= Kharagpur–Siliguri Economic Corridor =

Economic corridor in India

The Kharagpur–Siliguri Economic Corridor is a proposed economic corridor between Kharagpur and Siliguri city in West Bengal. The corridor stretches across the state of West Bengal and passes through the major districts and divisional cities like Bardhaman, Berhampore, Malda and Raiganj. The total length of the corridor is approximately 516 km. The corridor is mapped around the existing National Highway 12 (NH12) (which connects Bakkhali and Siliguri), National Highway 27 (NH27) and the proposed Kharagpur–Morgram Expressway.

== Background ==
Import and export of goods to Siliguri and Northeast India are handled by Haldia port. But the route from the port to Siliguri is very congested, so it takes extra time to transport goods.
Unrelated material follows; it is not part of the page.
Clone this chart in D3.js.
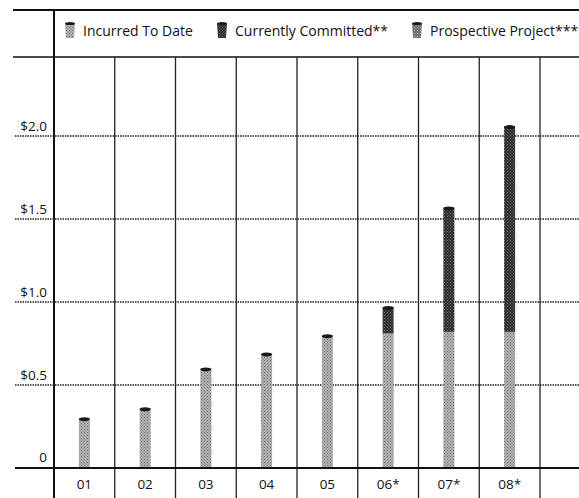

Corridor construction is proposed to establish easy and fast connectivity between Siliguri and Kharagpur. Construction of a Corridor is proposed to establish easy and fast connectivity between Siliguri and Kharagpur city.

== Route ==
The corridor will start from Kharagpur city in West Midnapore district, West Bengal and end at Siliguri city in Darjeeling district, West Bengal. It will pass through the cities of Bardhaman, Farakka and Malda.